According to the sources, Faesal was scheduled to fly to Istanbul on a Turkish Airlines flight on Wednesday. He was detained at Delhi's Indira Gandhi International airport at 5:30 am based on a lookout notice issued by the Jammu and Kashmir Police.
"We had sent an official intimation to airport authorities that if Shah Faesal tries to leave India, he should be detained and sent back to Srinagar," a police officer in the Valley told CNN-News18.
But Faesal's friends said he was flying to Boston, Massachussetts. Faesal had earlier completed a course in public policy from the Harvard University.
Faesal was flown back to Srinagar and taken into custody at the Srinagar airport by Jammu and Kashmir Police at 11.30 am. According to PTI, the police detained Faesal under the Public safety Act, but officials told CNN-News18 that sections of the Act have not been invoked so far and the legal status of Faesal is preventive custody. The Public Safety Act allows maximum detention of two years without judicial scrutiny and is only applicable in Jammu and Kashmir.
Top officials said Faesal's detention and prevention from going out of the country was initiated by his recent comments against the government's move in Kashmir.
"If you are my cook or any other random person and you criticise the government in the strongest possible words, your accountability will be less because people may not take you so seriously.
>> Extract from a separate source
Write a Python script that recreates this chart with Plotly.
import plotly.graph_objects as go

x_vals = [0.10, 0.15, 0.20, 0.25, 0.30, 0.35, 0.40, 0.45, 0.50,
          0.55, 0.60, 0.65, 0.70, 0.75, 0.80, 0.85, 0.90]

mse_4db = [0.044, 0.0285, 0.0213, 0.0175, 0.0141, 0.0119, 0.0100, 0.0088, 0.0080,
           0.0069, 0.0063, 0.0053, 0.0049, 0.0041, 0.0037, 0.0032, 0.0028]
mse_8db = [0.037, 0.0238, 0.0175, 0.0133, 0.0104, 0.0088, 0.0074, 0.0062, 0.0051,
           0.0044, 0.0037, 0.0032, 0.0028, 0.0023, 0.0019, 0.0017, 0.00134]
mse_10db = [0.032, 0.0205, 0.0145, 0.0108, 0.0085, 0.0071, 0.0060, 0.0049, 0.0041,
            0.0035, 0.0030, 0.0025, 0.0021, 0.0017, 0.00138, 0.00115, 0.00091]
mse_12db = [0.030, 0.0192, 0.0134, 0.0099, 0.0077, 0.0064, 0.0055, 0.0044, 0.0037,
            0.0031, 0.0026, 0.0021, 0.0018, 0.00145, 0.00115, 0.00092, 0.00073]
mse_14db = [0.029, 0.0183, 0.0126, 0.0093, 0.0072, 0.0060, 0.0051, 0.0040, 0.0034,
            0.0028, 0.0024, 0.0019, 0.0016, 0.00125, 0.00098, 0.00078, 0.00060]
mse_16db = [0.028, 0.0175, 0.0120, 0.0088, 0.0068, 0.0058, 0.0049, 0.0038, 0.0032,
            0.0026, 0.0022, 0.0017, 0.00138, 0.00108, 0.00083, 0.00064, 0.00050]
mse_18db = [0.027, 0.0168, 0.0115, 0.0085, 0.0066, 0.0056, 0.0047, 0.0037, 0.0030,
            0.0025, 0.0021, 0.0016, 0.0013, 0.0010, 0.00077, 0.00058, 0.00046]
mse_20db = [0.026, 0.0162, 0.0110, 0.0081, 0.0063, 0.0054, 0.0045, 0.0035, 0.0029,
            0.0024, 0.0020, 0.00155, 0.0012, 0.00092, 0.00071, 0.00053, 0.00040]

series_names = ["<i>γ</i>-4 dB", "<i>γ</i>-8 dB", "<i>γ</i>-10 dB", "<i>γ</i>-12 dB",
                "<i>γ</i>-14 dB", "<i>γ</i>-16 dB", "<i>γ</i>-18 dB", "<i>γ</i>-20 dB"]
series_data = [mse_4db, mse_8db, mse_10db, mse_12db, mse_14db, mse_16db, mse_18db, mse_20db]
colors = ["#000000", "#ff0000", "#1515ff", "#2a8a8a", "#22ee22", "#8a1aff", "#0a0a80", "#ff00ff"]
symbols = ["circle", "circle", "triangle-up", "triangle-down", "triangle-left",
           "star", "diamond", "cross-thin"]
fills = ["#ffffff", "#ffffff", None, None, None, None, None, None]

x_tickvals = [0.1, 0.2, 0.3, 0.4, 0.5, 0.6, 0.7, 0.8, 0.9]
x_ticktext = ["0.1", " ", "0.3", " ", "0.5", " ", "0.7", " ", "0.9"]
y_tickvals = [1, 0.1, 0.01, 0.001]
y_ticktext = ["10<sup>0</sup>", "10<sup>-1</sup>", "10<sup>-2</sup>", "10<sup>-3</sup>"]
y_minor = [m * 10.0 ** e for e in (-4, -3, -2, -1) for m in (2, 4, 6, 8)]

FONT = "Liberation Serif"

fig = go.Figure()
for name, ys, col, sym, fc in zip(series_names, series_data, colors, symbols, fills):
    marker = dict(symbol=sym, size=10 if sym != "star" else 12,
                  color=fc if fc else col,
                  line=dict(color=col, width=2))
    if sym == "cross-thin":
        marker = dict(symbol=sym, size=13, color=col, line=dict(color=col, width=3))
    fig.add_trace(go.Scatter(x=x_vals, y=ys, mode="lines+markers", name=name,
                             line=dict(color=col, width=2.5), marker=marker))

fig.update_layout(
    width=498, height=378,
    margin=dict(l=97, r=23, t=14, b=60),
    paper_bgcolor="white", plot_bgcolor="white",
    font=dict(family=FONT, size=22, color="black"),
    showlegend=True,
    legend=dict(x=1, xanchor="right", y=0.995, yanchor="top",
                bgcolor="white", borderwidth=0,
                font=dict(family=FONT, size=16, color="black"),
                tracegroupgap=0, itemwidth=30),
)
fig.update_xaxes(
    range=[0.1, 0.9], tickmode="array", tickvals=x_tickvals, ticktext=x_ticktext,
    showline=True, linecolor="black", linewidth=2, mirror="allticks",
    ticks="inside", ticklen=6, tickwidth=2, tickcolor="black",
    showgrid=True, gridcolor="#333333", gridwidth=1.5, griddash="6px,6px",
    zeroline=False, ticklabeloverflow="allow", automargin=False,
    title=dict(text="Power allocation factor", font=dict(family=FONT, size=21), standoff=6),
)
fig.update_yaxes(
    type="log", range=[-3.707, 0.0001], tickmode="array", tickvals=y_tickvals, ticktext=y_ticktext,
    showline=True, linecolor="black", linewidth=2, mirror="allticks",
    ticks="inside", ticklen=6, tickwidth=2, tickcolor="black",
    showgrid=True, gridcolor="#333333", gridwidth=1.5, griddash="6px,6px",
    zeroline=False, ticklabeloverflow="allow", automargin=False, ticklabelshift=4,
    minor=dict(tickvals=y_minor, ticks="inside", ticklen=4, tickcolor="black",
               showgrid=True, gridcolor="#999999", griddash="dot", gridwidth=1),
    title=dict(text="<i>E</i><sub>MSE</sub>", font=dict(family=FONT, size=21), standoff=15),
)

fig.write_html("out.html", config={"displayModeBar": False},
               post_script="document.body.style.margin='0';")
But if you are in public life and your words can instigate violence, action will be taken," a senior officer told CNN-News18.
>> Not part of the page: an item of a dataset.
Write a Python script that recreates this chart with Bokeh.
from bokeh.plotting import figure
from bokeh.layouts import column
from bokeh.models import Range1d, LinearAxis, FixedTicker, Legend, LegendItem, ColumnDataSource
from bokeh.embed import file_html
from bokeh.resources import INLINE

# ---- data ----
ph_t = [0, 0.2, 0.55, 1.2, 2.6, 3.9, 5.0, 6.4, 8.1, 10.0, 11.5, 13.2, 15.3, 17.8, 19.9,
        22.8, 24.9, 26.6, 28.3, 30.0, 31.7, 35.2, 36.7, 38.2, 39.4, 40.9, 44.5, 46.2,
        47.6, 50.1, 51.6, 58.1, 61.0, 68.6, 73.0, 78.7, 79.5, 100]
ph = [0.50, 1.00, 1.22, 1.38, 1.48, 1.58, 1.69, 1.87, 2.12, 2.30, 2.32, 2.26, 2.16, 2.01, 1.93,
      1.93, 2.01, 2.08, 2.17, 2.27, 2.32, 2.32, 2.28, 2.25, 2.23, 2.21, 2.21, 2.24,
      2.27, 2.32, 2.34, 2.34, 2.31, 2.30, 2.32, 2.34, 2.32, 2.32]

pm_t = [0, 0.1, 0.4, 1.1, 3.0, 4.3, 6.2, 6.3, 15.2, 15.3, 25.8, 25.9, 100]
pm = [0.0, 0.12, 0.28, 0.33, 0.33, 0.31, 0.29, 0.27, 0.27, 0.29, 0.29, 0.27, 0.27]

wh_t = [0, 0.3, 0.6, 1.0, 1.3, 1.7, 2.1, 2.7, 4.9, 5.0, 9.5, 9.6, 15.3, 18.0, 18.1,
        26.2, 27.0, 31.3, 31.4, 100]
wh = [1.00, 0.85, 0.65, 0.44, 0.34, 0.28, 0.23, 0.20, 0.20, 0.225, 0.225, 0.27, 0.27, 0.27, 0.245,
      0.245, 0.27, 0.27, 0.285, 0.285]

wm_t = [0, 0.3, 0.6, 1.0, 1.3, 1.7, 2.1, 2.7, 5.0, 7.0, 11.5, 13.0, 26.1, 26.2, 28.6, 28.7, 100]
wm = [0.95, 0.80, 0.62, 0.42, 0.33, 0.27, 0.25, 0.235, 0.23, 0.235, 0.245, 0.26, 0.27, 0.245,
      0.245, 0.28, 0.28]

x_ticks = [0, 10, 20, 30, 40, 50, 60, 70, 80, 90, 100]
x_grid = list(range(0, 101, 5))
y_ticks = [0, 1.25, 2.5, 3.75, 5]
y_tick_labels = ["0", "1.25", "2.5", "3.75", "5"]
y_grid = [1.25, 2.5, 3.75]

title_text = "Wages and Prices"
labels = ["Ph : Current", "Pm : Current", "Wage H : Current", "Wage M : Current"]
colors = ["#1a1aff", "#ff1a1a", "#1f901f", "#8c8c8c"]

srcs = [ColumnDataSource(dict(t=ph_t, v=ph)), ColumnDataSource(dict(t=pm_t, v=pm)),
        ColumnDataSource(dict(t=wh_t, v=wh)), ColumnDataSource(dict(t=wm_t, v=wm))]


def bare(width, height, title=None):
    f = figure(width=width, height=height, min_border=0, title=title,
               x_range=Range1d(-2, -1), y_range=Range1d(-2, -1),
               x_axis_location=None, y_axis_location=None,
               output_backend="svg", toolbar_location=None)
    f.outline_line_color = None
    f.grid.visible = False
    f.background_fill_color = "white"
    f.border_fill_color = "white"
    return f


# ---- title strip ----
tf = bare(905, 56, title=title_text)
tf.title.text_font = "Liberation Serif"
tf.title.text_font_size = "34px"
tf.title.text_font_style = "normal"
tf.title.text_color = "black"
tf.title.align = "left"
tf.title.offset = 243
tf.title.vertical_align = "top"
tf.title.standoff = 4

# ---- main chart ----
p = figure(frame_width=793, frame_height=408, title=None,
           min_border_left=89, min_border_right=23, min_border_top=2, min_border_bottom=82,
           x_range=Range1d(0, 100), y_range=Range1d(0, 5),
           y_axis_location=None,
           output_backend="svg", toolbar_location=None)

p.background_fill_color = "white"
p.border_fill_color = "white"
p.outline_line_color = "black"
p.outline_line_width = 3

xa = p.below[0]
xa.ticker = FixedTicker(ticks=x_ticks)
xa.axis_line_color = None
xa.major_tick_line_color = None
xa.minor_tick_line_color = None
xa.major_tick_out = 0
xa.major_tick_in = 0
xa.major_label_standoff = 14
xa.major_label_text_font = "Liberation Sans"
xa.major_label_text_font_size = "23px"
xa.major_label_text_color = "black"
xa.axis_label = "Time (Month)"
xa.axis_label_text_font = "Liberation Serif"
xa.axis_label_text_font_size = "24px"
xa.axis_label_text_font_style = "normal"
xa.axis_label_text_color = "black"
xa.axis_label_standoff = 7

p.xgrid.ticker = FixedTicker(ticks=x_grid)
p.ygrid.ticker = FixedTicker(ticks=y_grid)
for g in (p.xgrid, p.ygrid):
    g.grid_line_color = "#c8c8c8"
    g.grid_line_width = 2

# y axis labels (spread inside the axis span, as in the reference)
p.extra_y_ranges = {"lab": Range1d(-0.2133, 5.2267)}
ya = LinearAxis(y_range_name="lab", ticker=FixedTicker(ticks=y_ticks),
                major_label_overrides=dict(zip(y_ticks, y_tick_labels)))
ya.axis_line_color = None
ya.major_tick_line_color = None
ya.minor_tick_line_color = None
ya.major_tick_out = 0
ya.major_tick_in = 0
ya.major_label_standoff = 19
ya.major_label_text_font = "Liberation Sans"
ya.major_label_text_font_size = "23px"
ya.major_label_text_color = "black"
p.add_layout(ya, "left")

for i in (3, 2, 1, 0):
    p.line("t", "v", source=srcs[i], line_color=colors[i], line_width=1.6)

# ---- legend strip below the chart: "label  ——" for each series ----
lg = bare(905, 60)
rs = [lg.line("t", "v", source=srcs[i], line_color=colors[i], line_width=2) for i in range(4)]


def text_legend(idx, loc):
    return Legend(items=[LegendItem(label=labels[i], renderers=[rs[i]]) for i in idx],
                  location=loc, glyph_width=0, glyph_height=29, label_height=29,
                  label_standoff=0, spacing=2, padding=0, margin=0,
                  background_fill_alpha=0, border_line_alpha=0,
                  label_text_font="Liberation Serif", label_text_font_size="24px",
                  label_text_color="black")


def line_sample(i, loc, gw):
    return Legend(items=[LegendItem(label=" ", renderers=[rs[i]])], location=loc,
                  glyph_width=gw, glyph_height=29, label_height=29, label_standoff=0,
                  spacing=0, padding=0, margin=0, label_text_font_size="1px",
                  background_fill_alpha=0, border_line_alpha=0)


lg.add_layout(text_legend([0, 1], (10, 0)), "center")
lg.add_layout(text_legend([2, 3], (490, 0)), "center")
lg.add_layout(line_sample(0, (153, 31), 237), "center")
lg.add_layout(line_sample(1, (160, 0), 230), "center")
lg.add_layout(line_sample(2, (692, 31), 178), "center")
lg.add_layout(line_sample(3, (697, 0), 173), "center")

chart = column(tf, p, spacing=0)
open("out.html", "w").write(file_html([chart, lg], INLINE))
J&K Principal Secretary (Planning Commission) Rohit Kansal said, "Any detention or arrest is based on local assessment of law and order requirement and taken accordingly. We will not comment on individuals."
Faesal, who quit the civil services last year to launch a people’s movement in Kashmir, has been highly critical of the central government’s move to end J&K’s special status and bifurcate the state into two Union Territories without consulting its residents.
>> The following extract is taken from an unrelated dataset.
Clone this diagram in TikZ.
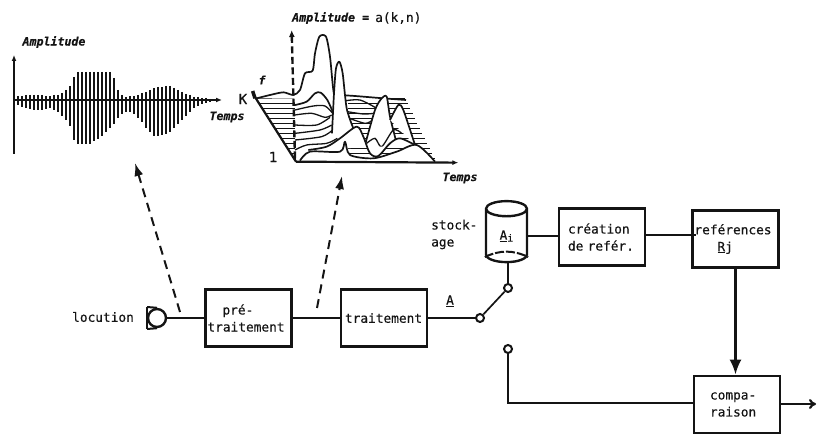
\documentclass[tikz,border=0pt]{standalone}
\usepackage{fontspec}
\setmainfont{DejaVu Sans Mono}[FakeBold=0.4]
\usetikzlibrary{shapes.geometric,arrows.meta}
\tikzset{
  wire/.style={line width=2.2pt,draw=ink},
  blk/.style={draw=ink,line width=2.6pt,inner xsep=0pt,inner ysep=0pt,text width=#1,minimum height=57pt,align=left,text=ink,font=\fontsize{12.8}{17}\selectfont},
  blk/.default=86pt,
  lab/.style={text=ink,inner sep=0pt,font=\fontsize{12.8}{17}\selectfont,align=left},
  tag/.style={text=ink,inner sep=0pt,font=\fontsize{11.6}{13}\selectfont\bfseries\itshape},
  contact/.style={circle,draw=ink,fill=white,line width=2pt,inner sep=0pt,minimum size=8pt},
  dasharrow/.style={draw=ink,line width=2pt,dash pattern=on 9pt off 6pt,-{Latex[length=13pt,width=9pt]}},
  axisline/.style={draw=ink,line width=1.8pt,-{Latex[length=6pt,width=5pt]}},
  prof/.style={draw=ink,line width=1.7pt,fill=white,line join=round},
  rowline/.style={draw=ink,line width=1.3pt},
  hatch/.style={draw=ink,line width=1.2pt}
}
\definecolor{ink}{gray}{0.08}
\begin{document}
\begin{tikzpicture}[x=1pt,y=-1pt]
\useasboundingbox (0,0) rectangle (817,435);
% ---- waveform
\draw[axisline] (14,154) -- (14,55);
\draw[axisline] (14,100) -- (222,100);
\foreach \x/\t/\b in {18/96/105,22/96/107,26/95/108,30/95/109,34/95/110,38/95/110,42/95/110,46/96/109,50/96/108,54/95/110,58/95/112,62/93/116,66/90/120,70/86/126,74/77/140,78/72/144,82/72/144,86/72/144,90/72/144,94/72/141,98/72/139,102/72/136,106/72/132,110/72/128,114/78/124,118/90/118,122/95/114,126/97/112,130/96/112,134/96/114,138/95/118,142/93/122,146/92/128,150/90/132,154/88/136,158/87/136,162/87/135,166/86/134,170/86/132,174/88/128,178/90/124,182/92/120,186/94/116,190/95/112,194/97/108,198/97/106,202/98/104,206/98/103,210/99/102}
  \draw[draw=ink,line width=1.8pt] (\x,\t) -- (\x,\b);
% ---- 3D plot (coordinates in thirds of a pixel)
\begin{scope}[shift={(250,30)},scale=1/3]
  \foreach \yy in {205,220,...,385} {
    \pgfmathsetmacro{\xl}{8+(\yy-190)*0.644}
    \pgfmathsetmacro{\xr}{468+(\yy-210)*0.49}
    \draw[hatch] (\xl,\yy) -- (135,\yy);
    \draw[hatch] (295,\yy) -- (\xr,\yy);
  }
  \draw[prof] plot[smooth,tension=.45] coordinates {(20,205)(60,195)(100,187)(130,195)(150,180)(165,130)(188,122)(195,70)(208,20)(228,20)(240,80)(250,180)(262,240)(280,200)(300,197)(400,205)(468,210)};
  \draw[prof] plot[smooth,tension=.5] coordinates {(135,225)(170,215)(195,190)(212,188)(232,210)(248,245)};
  \draw[rowline] plot[smooth,tension=.5] coordinates {(135,240)(190,228)(225,228)(248,250)};
  \draw[rowline] plot[smooth,tension=.5] coordinates {(135,255)(185,250)(225,262)(245,255)};
  \draw[rowline] plot[smooth,tension=.5] coordinates {(135,285)(200,285)(240,262)};
  \draw[rowline] plot[smooth,tension=.5] coordinates {(135,310)(210,300)(245,285)};
  \draw[rowline] plot[smooth,tension=.5] coordinates {(135,330)(215,320)(248,300)};
  \draw[prof] plot[smooth,tension=.45] coordinates {(246,310)(252,190)(258,115)(268,95)(278,130)(290,235)(310,295)};
  \draw[rowline] plot[smooth,tension=.5] coordinates {(288,212)(330,210)(375,232)};
  \draw[rowline] plot[smooth,tension=.5] coordinates {(292,245)(340,252)(372,250)};
  \draw[rowline] plot[smooth,tension=.5] coordinates {(298,265)(345,280)(365,272)};
  \draw[prof] plot[smooth,tension=.45] coordinates {(345,345)(375,240)(395,205)(410,200)(420,260)(440,340)};
  \draw[prof] plot[smooth,tension=.45] coordinates {(420,270)(445,225)(460,240)(495,345)};
  \draw[rowline] plot[smooth,tension=.5] coordinates {(350,340)(375,325)(395,350)(430,300)(455,310)};
  \draw[prof] plot[smooth,tension=.5] coordinates {(175,360)(230,350)(270,325)(320,290)(340,320)(360,370)(385,378)(420,340)(450,325)(495,345)};
  \draw[rowline] plot[smooth,tension=.5] coordinates {(135,360)(170,345)(230,340)(262,325)};
  \draw[prof] plot[smooth,tension=.5] coordinates {(150,392)(180,365)(270,365)(285,335)(300,375)(370,385)(440,365)(500,345)(555,395)};
  \draw[draw=ink,line width=2.2pt] (8,190) -- (138,395);
  \draw[draw=ink,line width=3.5pt] (8,183) -- (15,205);
  \draw[axisline,line width=2.2pt] (138,395) -- (625,398);
  \draw[draw=ink,line width=2.4pt,dash pattern=on 7pt off 3.5pt,-{Latex[length=7pt,width=6pt]}] (135,385) -- (125,0);
\end{scope}
\node[tag] (lamp) at (54,42) {Amplitude};
\node[tag] (ltemps) at (227,117) {Temps};
\node[tag,anchor=west] (lamp2) at (292,18) {Amplitude =};
\node[lab,anchor=west] (lak) at (375,18) {a(k,n)};
\node[tag] (lf) at (262,80) {f};
\node[lab,font=\fontsize{14}{15}\selectfont] (lK) at (243,99) {K};
\node[lab,font=\fontsize{14}{15}\selectfont] (l1) at (273,157) {1};
\node[tag] (ltemps2) at (460,178) {Temps};
% ---- blocks
\node[blk] (pre) at (248.5,318) {\hspace*{17pt}pré-\\\hspace*{2pt}traitement};
\node[blk] (trt) at (384,318) {\hspace*{4pt}traitement};
\node[blk] (cre) at (602,237) {\hspace*{9pt}création\\\hspace*{9pt}de refér.};
\node[blk] (ref) at (735.5,239) {\hspace*{2pt}reférences\\\hspace*{25pt}\underline{R}j};
\node[blk] (cmp) at (737,404.5) {\hspace*{16pt}compa-\\\hspace*{16pt}raison};
\node[cylinder,shape border rotate=90,aspect=1.1,draw=ink,line width=2.4pt,minimum width=41pt,minimum height=61pt,inner sep=0pt,text=ink,font=\fontsize{12.8}{15}\selectfont] (cyl) at (506.5,236) {\underline{A}\raisebox{-2pt}{\fontsize{10}{12}\selectfont i}};
\draw[draw=ink,line width=2pt,dash pattern=on 9pt off 2pt] ([yshift=-21pt]cyl.west) to[out=25,in=155] ([yshift=-21pt]cyl.east);
% ---- labels
\node[lab,anchor=west] (lloc) at (72,317) {locution};
\node[lab,anchor=west] (lsto) at (431,234.5) {stock-\\age};
\node[lab] (la) at (450,301) {\underline{A}};
% ---- microphone
\node[circle,draw=ink,line width=2.4pt,inner sep=0pt,minimum size=18pt] (mic) at (157,318) {};
\coordinate (mt) at (147,307); \coordinate (mb) at (147,329);
\draw[draw=ink,line width=2.6pt] (mt) -- (mb);
\draw[draw=ink,line width=2pt] (mt) -- (mic.north); \draw[draw=ink,line width=2pt] (mb) -- (mic.south);
% ---- switch
\node[contact] (pole) at (480,318) {};
\node[contact] (up) at (508,288) {};
\node[contact] (low) at (508,349) {};
\coordinate (bend) at (508,403);
\coordinate (out) at (816,404);
\coordinate (tipr) at (696,235);
\coordinate (d1s) at (180,312); \coordinate (d1e) at (135,163);
\coordinate (d2s) at (317,308); \coordinate (d2e) at (342,176);
% ---- connectors
\draw[wire] (mic) -- (pre);
\draw[wire] (pre) -- (trt);
\draw[wire] (trt.east) -- (pole);
\draw[wire,line width=1.7pt] (pole) -- (up);
\draw[wire] (up) -- (up |- cyl.south);
\draw[wire] (cyl.east) -- (cyl.east -| cre.west);
\draw[wire] (cre.east |- tipr) -- (tipr);
\draw[wire,line width=2.8pt,-{Latex[length=15pt,width=12pt]}] (ref) -- (ref |- cmp.north);
\draw[wire] (low) -- (bend) -- (cmp.west |- bend);
\draw[wire,-{To[length=7pt,width=10pt]}] (cmp.east |- out) -- (out);
\draw[dasharrow] (d1s) -- (d1e);
\draw[dasharrow] (d2s) -- (d2e);
\end{tikzpicture}
\end{document}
Describing the government move as an “unprecedented horror”, he had said that the land, identity, and history was stolen from Kashmiris in broad daylight.
On Tuesday, he had warned in a tweet that Kashmir needed a “long, sustained, non-violent political mass movement for restoration of political rights”. Lamenting that attitudes have hardened and Kashmir’s mainstream is being eroded, Faesal said, “you can either be a stooge or a separatist now”.
He was earlier placed in custody when the government moved to nullify Article 370 of the Constitution on August 5, along with several other mainstream Kashmiri politicians, including former chief ministers Omar Abdullah and Mehbooba Mufti.
However, unlike Abdullah and Mufti, Faesal was often able to circumvent the total clampdown on internet in Kashmir and made statements via social media on the situation in the Valley.
Faesal had tweeted on Sunday that there would be no Eid festivities until “everything that has been stolen and snatched since 1947 is returned back”.
“There is no Eid. Kashmiris across the world are mourning the illegal annexation of their land. There shall be no Eid till everything that has been stolen and snatched since 1947 is returned back. No Eid till the last bit of insult is avenged and undone.”